The national security adviser of Greece's premier resigned Wednesday evening over recent comments of his on a Turkish drill ship active in the Eastern Mediterranean.

Prime Minister Kyriakos Mitsotakis accepted the resignation of Aleksandros Diakopulos, who said the MTA Oruc Reis had carried out research on Greece's continental shelf, marking the region.

"My statement yesterday caused confusion and created a problem for the prime minister and the government, which is something that was never my intention," said Diakopulos in a statement.

Diakopulos' contentious statement had caused uproar in Greece as it contradicted with Athens' official position that it had blocked the vessel from the area.

Opposition parties condemned the government, accusing it of misleading the public.

Diakopulos later retracted the statement, saying his words were misunderstood and that he meant that the ship had "tried" to carry out seismic surveys in Greek waters, but was stopped.

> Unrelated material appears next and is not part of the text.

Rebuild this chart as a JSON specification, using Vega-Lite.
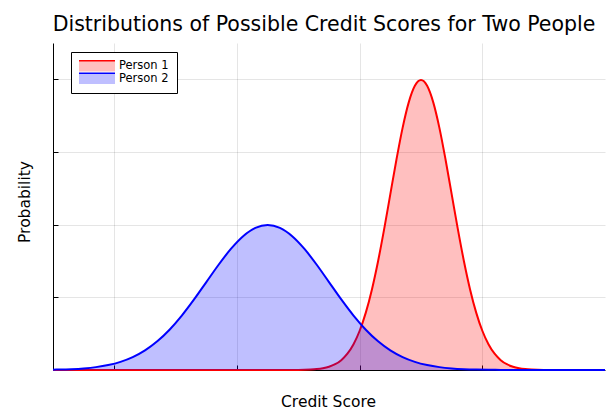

In the first week of August, Turkey resumed energy exploration efforts in the eastern Mediterranean after Greece and Egypt signed a controversial maritime delimitation deal.

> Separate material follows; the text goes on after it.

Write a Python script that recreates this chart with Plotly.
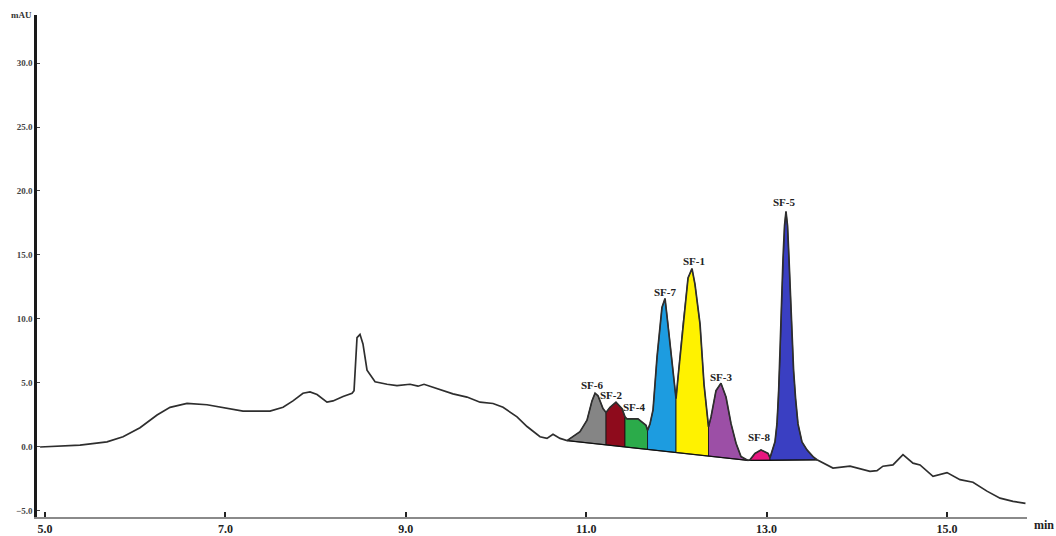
import numpy as np
import plotly.graph_objects as go

# ---- data (retention time in min, absorbance in mAU) ----
time_min = [4.945, 5.388, 5.687, 5.865, 6.053, 6.242, 6.386, 6.574, 6.796, 7.018,
            7.195, 7.494, 7.639, 7.749, 7.860, 7.938, 8.016, 8.126, 8.193, 8.304,
            8.404, 8.426, 8.459, 8.492, 8.525, 8.570, 8.659, 8.792, 8.902, 9.047,
            9.135, 9.202, 9.346, 9.523, 9.678, 9.823, 9.967, 10.078, 10.233, 10.344,
            10.488, 10.565, 10.632, 10.710, 10.787, 10.931, 11.009, 11.064, 11.098, 11.131,
            11.186, 11.220, 11.264, 11.330, 11.397, 11.430, 11.452, 11.574, 11.663, 11.680,
            11.707, 11.741, 11.785, 11.840, 11.874, 11.907, 11.951, 11.996, 12.018, 12.073,
            12.129, 12.173, 12.206, 12.262, 12.306, 12.356, 12.384, 12.439, 12.494, 12.550,
            12.605, 12.661, 12.716, 12.794, 12.816, 12.871, 12.938, 13.016, 13.038, 13.093,
            13.115, 13.132, 13.149, 13.165, 13.182, 13.199, 13.215, 13.232, 13.248, 13.265,
            13.282, 13.299, 13.321, 13.348, 13.392, 13.448, 13.514, 13.559, 13.736, 13.925,
            14.146, 14.224, 14.290, 14.401, 14.512, 14.623, 14.701, 14.845, 15.000, 15.144,
            15.288, 15.443, 15.588, 15.732, 15.870]
signal_mau = [0.00, 0.15, 0.40, 0.80, 1.50, 2.50, 3.10, 3.40, 3.30, 3.00,
              2.80, 2.80, 3.10, 3.60, 4.20, 4.30, 4.10, 3.50, 3.60, 3.95,
              4.20, 4.40, 8.55, 8.80, 8.05, 6.00, 5.10, 4.90, 4.80, 4.90,
              4.75, 4.90, 4.55, 4.15, 3.90, 3.50, 3.40, 3.10, 2.35, 1.60,
              0.80, 0.67, 1.00, 0.67, 0.50, 1.19, 2.10, 3.60, 4.20, 4.00,
              3.00, 2.70, 3.10, 3.50, 3.00, 2.35, 2.20, 2.20, 1.70, 1.30,
              1.80, 2.90, 7.00, 10.90, 11.60, 9.60, 6.50, 3.77, 5.45, 9.60,
              13.20, 13.93, 12.70, 9.60, 4.90, 1.57, 2.35, 4.40, 4.98, 3.90,
              1.84, 0.29, -0.75, -1.05, -1.00, -0.50, -0.23, -0.50, -0.85, 0.40,
              1.80, 4.00, 7.00, 11.00, 14.75, 17.30, 18.40, 17.30, 14.75, 11.50,
              8.50, 6.00, 3.80, 1.80, 0.40, -0.23, -0.75, -1.00, -1.65, -1.50,
              -1.90, -1.85, -1.50, -1.40, -0.60, -1.26, -1.40, -2.30, -2.00, -2.55,
              -2.75, -3.45, -4.00, -4.25, -4.40]

peak_names = ["SF-6", "SF-2", "SF-4", "SF-7", "SF-1", "SF-3", "SF-8", "SF-5"]
peak_start = [10.787, 11.220, 11.430, 11.680, 11.996, 12.356, 12.816, 13.038]
peak_end = [11.220, 11.430, 11.680, 11.996, 12.356, 12.794, 13.038, 13.559]
peak_colors = ["#858585", "#8e0b1c", "#2bab4a", "#1d9ce0", "#fff200",
               "#9c4fa6", "#e8177f", "#3a3fc2"]

baseline_time = [10.787, 12.794, 13.559]
baseline_mau = [0.50, -1.05, -1.00]

x_ticks = [5.0, 7.0, 9.0, 11.0, 13.0, 15.0]
y_ticks = [-5.0, 0.0, 5.0, 10.0, 15.0, 20.0, 25.0, 30.0]

# label offsets (pixels) for peak names
label_dx = [-3, -4, 10, 0, 2, 1, -2, -1]
label_dy = [8, 7, 10, 7, 8, 6, 13, 9]

t = np.array(time_min)
s = np.array(signal_mau)

fig = go.Figure()

# coloured peak areas
for name, a, b, col in zip(peak_names, peak_start, peak_end, peak_colors):
    sel = (t >= a - 1e-9) & (t <= b + 1e-9)
    xs = list(t[sel]) + [b, a, t[sel][0]]
    ys = list(s[sel]) + [float(np.interp(b, baseline_time, baseline_mau)),
                         float(np.interp(a, baseline_time, baseline_mau)), s[sel][0]]
    fig.add_trace(go.Scatter(x=xs, y=ys, mode="lines", fill="toself",
                             fillcolor=col, line=dict(color="#111111", width=0.8),
                             hoverinfo="skip", showlegend=False))

# baseline
fig.add_trace(go.Scatter(x=baseline_time, y=baseline_mau, mode="lines",
                         line=dict(color="#111111", width=1.3),
                         hoverinfo="skip", showlegend=False))

# chromatogram trace
fig.add_trace(go.Scatter(x=time_min, y=signal_mau, mode="lines",
                         line=dict(color="#2e2e2e", width=1.7),
                         showlegend=False))

# peak labels
for name, a, b, dx, dy in zip(peak_names, peak_start, peak_end, label_dx, label_dy):
    sel = (t >= a - 1e-9) & (t <= b + 1e-9)
    idx = np.argmax(s[sel])
    fig.add_annotation(x=t[sel][idx], y=s[sel][idx], text=name, showarrow=False,
                       xanchor="center", yanchor="middle", xshift=dx, yshift=dy,
                       font=dict(family="Liberation Serif", size=11, color="#222222",
                                 weight="bold"))

fig.add_annotation(xref="paper", yref="paper", x=-0.003, y=1.0, text="mAU",
                   showarrow=False, xanchor="right", yanchor="middle",
                   font=dict(family="Liberation Serif", size=9, color="#333333",
                             weight="bold"))
fig.add_annotation(xref="paper", yref="paper", x=1.005, y=-0.016, text="min",
                   showarrow=False, xanchor="left", yanchor="middle",
                   font=dict(family="Liberation Serif", size=12, color="#222222",
                             weight="bold"))

fig.update_layout(
    width=1056, height=536,
    margin=dict(l=37, r=29, t=15, b=19, autoexpand=False),
    paper_bgcolor="white", plot_bgcolor="white",
    showlegend=False,
)
fig.update_xaxes(range=[4.911, 15.887], tickvals=x_ticks, tickformat=".1f",
                 automargin=False,
                 showgrid=False, zeroline=False, showline=True,
                 linecolor="#8a8a8a", linewidth=2,
                 ticks="inside", ticklen=5, tickwidth=1.5, tickcolor="#222222",
                 tickfont=dict(family="Liberation Serif", size=12, color="#222222",
                               weight="bold"))
fig.update_yaxes(range=[-5.47, 33.75], tickvals=y_ticks, tickformat=".1f",
                 automargin=False,
                 showgrid=False, zeroline=False, showline=True,
                 linecolor="#1a1a1a", linewidth=2.5,
                 ticks="inside", ticklen=3, tickwidth=1, tickcolor="#444444",
                 tickfont=dict(family="Liberation Serif", size=9, color="#444444",
                               weight="bold"))

fig.write_html("out.html",
               config={"displayModeBar": False},
               post_script="document.body.style.margin='0';"
                           "document.body.style.overflow='hidden';")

The agreement came days after Ankara said it would postpone its oil and gas exploration as a goodwill gesture.

But after declaring the Greek-Egyptian deal "null and void," Turkey authorized the Oruc Reis to continue activities in an area within its continental shelf as declared to the UN.

The ship will continue its two-week mission until Aug. 23, along with the vessels Cengiz Han and Ataman.

Ankara has consistently opposed Greece's efforts to declare an exclusive economic zone based on small islands near Turkish shores, violating the interests of Turkey, the country with the longest coastline in the Mediterranean.

Turkey has also said energy resources near Cyprus must be shared fairly between the Turkish Republic of Northern Cyprus (TRNC) -- which has issued Turkish Petroleum a license -- and the Greek Cypriot administration of Southern Cyprus.

President Erdogan said the only solution to the dispute would be through dialogue and negotiation, urging Athens to respect Turkey's rights.